De quand date la première méthode de la mémoire
La première méthode a été inventée par un poète grec du nom de Simonide de Céos, à qui il est arrivé un film-catastrophe, bref, une dramatique aventure. Le récit nous est conté de façon quelque peu légendaire par des avocats romains, Cicéron, qui vivait à l’époque de Jules César et Quintilien (ier siècle). Ceux-ci appuient leur histoire sur des livres grecs, perdus de nos jours, notamment brûlés lors des invasions barbares. Cette année-là, il y a cinq siècles avant notre ère, un athlète remportant le prix de pugilat peut-être Scopas de Thessalie, demande à Simonide de vanter sa force en écrivant un poème. Celui-ci s’exécute mais se perd en digressions sur les demi-dieux Castor et Pollux, si bien que le pugiliste ne lui paie que la moitié du prix convenu. Selon la légende, les demi-dieux lui auraient payé leur dette car, le soir, tout le monde se retrouve autour d’un grand festin dans une villa, que certains situent à Pharsale, comme Simonide le laisse entendre. Au cours du banquet, un serviteur s’approche de Simonide et lui apprend que deux cavaliers montés sur deux beaux chevaux blancs le demandent (tout le monde aura reconnu Castor et Pollux). Mais à peine Simonide sorti, le toit de la villa s’écroule écrasant les convives si bien que ceux-ci restent méconnaissables et impossibles à identifier. Les familles se tournent alors vers le seul rescapé, qui retrouve de mémoire l’emplacement des convives. Cette observation le conduisit à imaginer une méthode de mémoire qui consistait à mémoriser une liste d’objets (ou de personnages) sous forme d’images mentales et à placer chaque image selon les emplacements d’un itinéraire bien connu, par exemple les places d’une villa, les échoppes d’une rue, etc.

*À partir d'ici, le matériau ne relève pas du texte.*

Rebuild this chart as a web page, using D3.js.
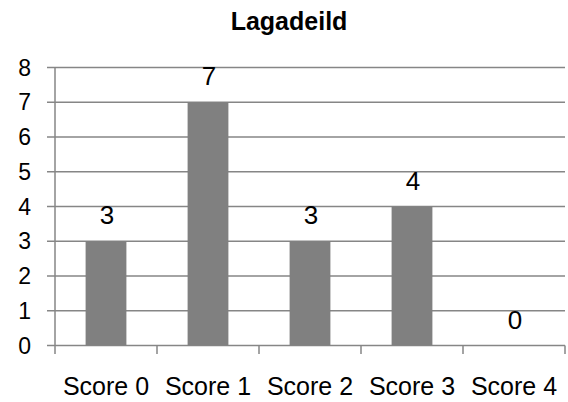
<!DOCTYPE html>
<html><head><meta charset="utf-8">
<script src="https://cdn.jsdelivr.net/npm/d3@7"></script>
<style>body{margin:0;background:#fff}svg{display:block}text{font-family:Arial,"Liberation Sans",sans-serif}</style>
</head><body>
<script>
const title = "Lagadeild";
const categories = ["Score 0","Score 1","Score 2","Score 3","Score 4"];
const values = [3,7,3,4,0];
const yTicks = [0,1,2,3,4,5,6,7,8];

const W=568,H=402;
const svg=d3.select("body").append("svg").attr("width",W).attr("height",H);
const x=d3.scaleBand().domain(categories).range([55,565]).paddingInner(0.6).paddingOuter(0.3);
const xb=d3.scaleBand().domain(categories).range([55,565]);
const y=d3.scaleLinear().domain([0,8]).range([345.5,67.5]);
const grey="#868686";

// gridlines
svg.append("g").selectAll("line").data(yTicks).join("line")
  .attr("x1",47).attr("x2",565).attr("y1",d=>y(d)).attr("y2",d=>y(d))
  .attr("stroke",grey).attr("stroke-width",1.5);
// y axis
svg.append("line").attr("x1",55).attr("x2",55).attr("y1",y(8)).attr("y2",354).attr("stroke",grey).attr("stroke-width",1.5);
// x ticks
const bounds=categories.map(c=>xb(c)).concat([565]);
svg.append("g").selectAll("line").data(bounds.slice(1)).join("line")
  .attr("x1",d=>d).attr("x2",d=>d).attr("y1",y(0)).attr("y2",354).attr("stroke",grey).attr("stroke-width",1.5);
// y labels
svg.append("g").selectAll("text").data(yTicks).join("text")
  .attr("x",31).attr("y",d=>y(d)+8).attr("text-anchor","end").attr("font-size",23).attr("fill","#000").text(d=>d);
// bars
svg.append("g").selectAll("rect").data(values).join("rect")
  .attr("x",(d,i)=>x(categories[i])).attr("width",x.bandwidth())
  .attr("y",d=>y(d)).attr("height",d=>y(0)-y(d)).attr("fill","#808080");
// data labels
svg.append("g").selectAll("text").data(values).join("text")
  .attr("x",(d,i)=>x(categories[i])+x.bandwidth()/2+1).attr("y",d=>y(d)-17)
  .attr("text-anchor","middle").attr("font-size",26).text(d=>d);
// x labels
svg.append("g").selectAll("text").data(categories).join("text")
  .attr("x",c=>xb(c)+xb.bandwidth()/2).attr("y",395).attr("text-anchor","middle").attr("font-size",25).text(c=>c);
// title
svg.append("text").attr("x",289).attr("y",30).attr("text-anchor","middle").attr("font-size",25).attr("font-weight","bold").text(title);
</script>
</body></html>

La légende a-t-elle un fondement historique ? Nul ne le sait et Quintilien croit plutôt à un conte mais il tient cette histoire de plusieurs auteurs grecs dont le célèbre savant Eratosthène qui déjà avait découvert que la terre était ronde et avait calculé sa circonférence. Une tablette de marbre a même été retrouvée dans l’île de Paros, citant des dates de découvertes, dont celle de la méthode de mémoire de Simonide. Conte ou histoire déformée par les siècles, la méthode des lieux connut un réel succès puisque des avocats romains la citent dans le chapitre sur la mémoire de leur livre. La méthode, sous différentes transformations, traversera d’ailleurs les siècles et on la retrouve encore dans des ouvrages de mnémotechnie du XVIIIe siècle. En revanche, le décor change et, au fil des époques, les lieux deviennent des parties d’une abbaye, d’une tour féodale, d’emplacements du paradis, les ailes d’un ange ou des gargouilles.
La méthode des lieux, récemment réétudiée, est réellement efficace comme l’ont montré différents chercheurs. Par exemple, on dessine au tableau une rue fictive avec des magasins fleuriste, pharmacie, boulangerie, et les sujets doivent imaginer une relation entre le magasin et des mots d’une liste qu’on leur dicte. Par exemple, supposons que le premier mot soit parapluie, on peut imaginer que le parapluie soit un bouquet de fleurs géant, si le deuxième mot est orange, on peut imaginer un pot de pilules en forme d’orange, etc. Au moment du rappel, il suffit de refaire les magasins un par un pour retrouver l’ordre des mots de la liste. Les sujets d’un groupe contrôle (c’est-à-dire sans méthode) qui devait apprendre la même liste de mots dans l’ordre, ont une bien moins bonne performance, jusqu’à cinq fois moins de mots rappelés dans l’ordre. Cependant, de nos jours, la méthode des lieux est bien désuète car nous avons des agendas, des petits mémos pour soulager notre mémoire. Mais il faut se rappeler que les gens de l’An¬tiquité jusqu’à la Renaissance ne savaient ni lire ni écrire pour la plupart, ce qui explique le succès de la méthode de Simonide.